It is quite common for charities to provide gifts or honorariums to individuals who are important to their organisations as a gesture to express their gratitude and appreciation. However, as registered entities with the Australian Charities and Not-for-profits Commission (ACNC), charities are required to comply with the ACNC’s Governance Standards when applying its resources. Therefore, careful consideration should be given to certain potential legal issues and financial reporting requirements when making the decision to provide gifts or honorariums.

The question whether it is appropriate for a charity to provide gifts or honorariums under certain circumstances should be determined on a case-by-case basis.  To discharge their duties to act in good faith in the charity’s best interest and to further its purposes, a charity’s Responsible Persons must properly consider the issues and concerns with providing gifts or honorariums and adopt a formal policy on their provision where necessary.
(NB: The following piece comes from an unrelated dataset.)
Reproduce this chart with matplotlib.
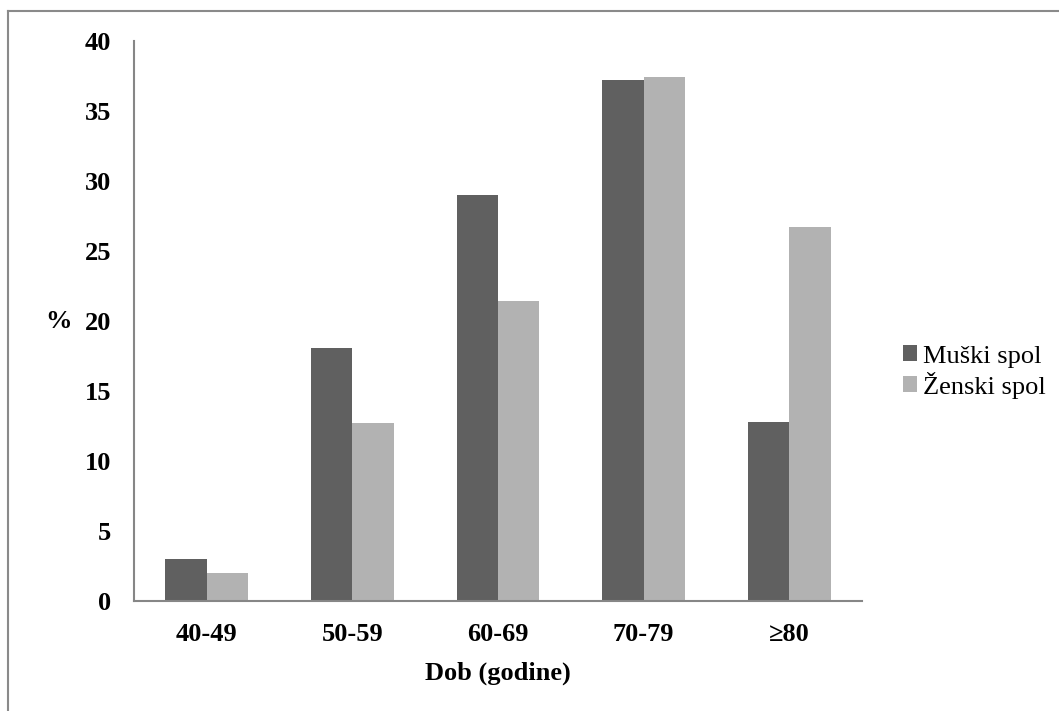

The ACNC has released a guide to explain its expectations on this issue, which also recommends 10 questions for charities to ask themselves before providing a gift or honorarium (please be aware that this does not constitute an exhaustive list of legal issues):

  1. Do the charity’s governing rules allow it to provide gifts or honorariums?
  2. Who receives a gift or honorarium and why?
  3. How should the charity determine the value of the gift or honorarium? It may be through a discussion among the Responsible Persons or at the management level. It may be by consulting with other similar charities.
  4. Will the payment of a gift or honorarium affect any current funding arrangements? For example, schools receiving funding from the Government are subject to legal obligations to ensure that funds must be used in a particular way.
  5. What will supporters or the public think of the charity providing a gift or honorarium? For example, it could pose a risk to the charity’s reputation and its donations especially if the gift or honorarium is of significant value?
  6. Is the gift or honorarium going to be a once-off occurrence? If not, it might not be a true gift or honorarium, especially if recipients are expected to do something in return, or if it is made in exchange for services. There may be implications for this under employment and tax law.
  7. Is the charity considering the gift or honorarium because its rules prevent it from offering remuneration? If so, the charity may not be taking reasonable steps to ensure that its Responsible Persons are acting in good faith and in the charity’s best interests, particularly if the person receiving the gift or honorarium is likely to be regarded as an employee or contractor.
  8.  Is the charity considering making a gift or honorarium to cover the out-of-pocket expenses incurred by individuals – for example, travel costs to attend a board meeting? If so, the charity should consider reimbursing those individuals for the actual costs incurred instead, if allowed by its governing rules.
  9. Is the charity providing a gift or honorarium on a regular basis to recognise an individual for their services? If so, the charity should consider if it is more appropriate to recognise them as an employee or contractor instead.
  10. Is the charity providing a gift or honorarium to a Responsible Person? If so, the charity should make sure there is a proper process for making a decision and determining a reasonable value. To avoid any conflict of interest, a Responsible Person should not participate in any decision about a gift or honorarium to themselves.  The charity should further consider: How will the charity’s Responsible Persons be accountable for and transparent about the gift or honorarium and will the charity consult with its members or put the decision to its members?